"Aż po sufit!": Cezary Pazura tłumaczy się ze zdjęcia, które wywołało oburzenie fanów
Aktor odniósł się do afery, która wybuchła, jak twierdzi, nie z jego winy. Jak odpowiedział na negatywne opinie na swój temat?
Nieprzychylne komentarze bardzo go dotknęły
Został niezasłużenie skrytykowany?
Przypomnijmy, że o Pazurze zrobiło się głośno, gdy kolorową prasę obiegło zdjęcie aktora, który w kostiumie kurczaka pozował na tle nagrobków (więcej na ten temat znajdziecie tu). Nie trzeba było długo czekać na głosy oburzonych osób. Niektórzy zarzucali mu, że wygłupiając się i żartując na cmentarzu, dopuścił się wręcz świętokradztwa.
Fotografia artysty została usunięta z oficjalnych stron serialu "Przypadki Cezarego P.". Niesmak jednak pozostał. W najnowszym wywiadzie gwiazdor postanowił odnieść się do fali niechęci, która wówczas na niego spłynęła.
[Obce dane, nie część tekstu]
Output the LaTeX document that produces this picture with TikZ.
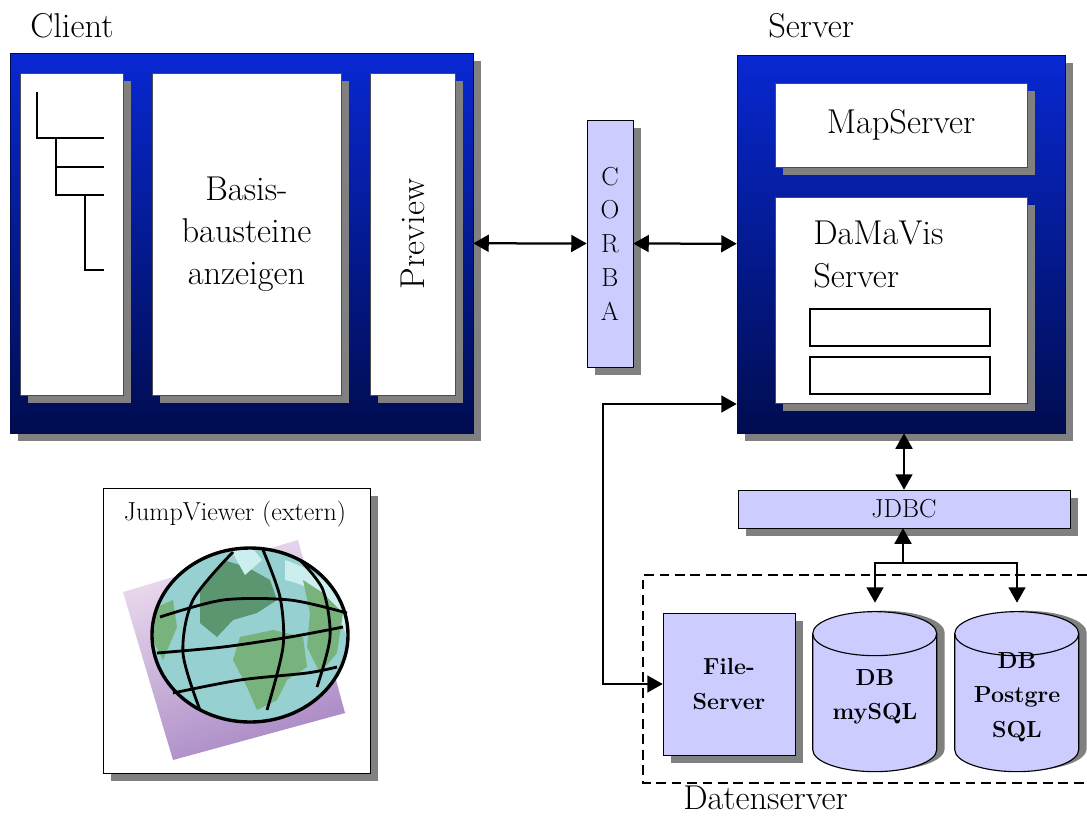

Aktor nie ma sobie nic do zarzucenia
- To była manipulacja, dlatego, że to był kadr z filmu. Nie wyobraża sobie chyba pani, że lansowałem się w tym przebraniu na cmentarzu! - stwierdził stanowczo Pazura w wywiadzie dla dwutygodnika "Show".
Dodał, że od lat spotyka się z sytuacjami, gdy jego dobre imię jest szargane.
Większość to pomówienia
Aktor wyjawił, że nie potrafi przejść obojętnie obok nieprawdziwych informacji na swój temat. Chociaż stara się ich nie komentować, każda taka wiadomość bardzo go dotyka.
- Dotyka, bo potem wypowiada się na mój temat na przykład ksiądz i mówi, że Pazura nie powinien tak robić, że to naganne. Dlatego ja z założenia nie komentuję doniesień brukowców, bo z reguły są to wyssane z palca idiotyzmy - zapewnił na łamach "Show".
Nie może już tego słuchać
W negatywnym świetle pisano o nim chociażby w przypadku słabych wyników oglądalności serialu "Przypadki Cezarego P.". Mówiło się wówczas, że widzowie mają już dość Pazury. To jego obarczono winą za kiepskie przyjęcie produkcji przez publiczność.
- To jest jakiś absurd, bo to jest sztucznie wywołany hejt. Jeżeli telewizja Puls, trzecia telewizja komercyjna w Polsce, ma zasięg rzędu kilku, kilkunastu procent, to przecież nie można wymagać, żeby miała 90 procent, bo akurat Pazura gra - wyznał w dalszej części wywiadu dla poczytnego dwutygodnika.
Trudno z tym walczyć
Aktor zdaje sobie sprawę, że nieprzychylne mu artykuły w mediach i plotki odbijają się negatywnie na jego wizerunku.
- Niestety, to są rzeczy, które mają wpływ na to, czy widz będzie lubił człowieka, czy nie. Jeśli się aktora nie lubi, to niechętnie się go ogląda. To jest męczące i przykre.
Nie jest już tą samą osobą
Jak twierdzi Pazura, ciężko i wytrwale pracuje nad rolami oraz własnym warsztatem. Tym bardziej bolą go więc krzywdzące komentarze. Okazuje się, że przez ostatnie lata aktor bardzo się zmienił, o czym mówi z żalem.
- W tej chwili zastanawiam się, czy mówić, że coś, co robię, jest fajne, żeby nikt nie pomyślał, że się lansuję albo wywyższam. Z biegiem lat zauważyłem, że zaczynam się obawiać otaczającego mnie świata, który jest nieprzychylny. To jest absurd. Byłem inaczej wychowany - zapewnił w wywiadzie dla "Show".
Fani wciąż liczą, że ich ulubieniec będzie mógł pokazać, na co go stać i znów zobaczymy go w filmowych i telewizyjnych hitach. Jedno jest pewne - Pazura znów pojawi się na ekranie w 2. sezonie serialu "Aż po sufit!".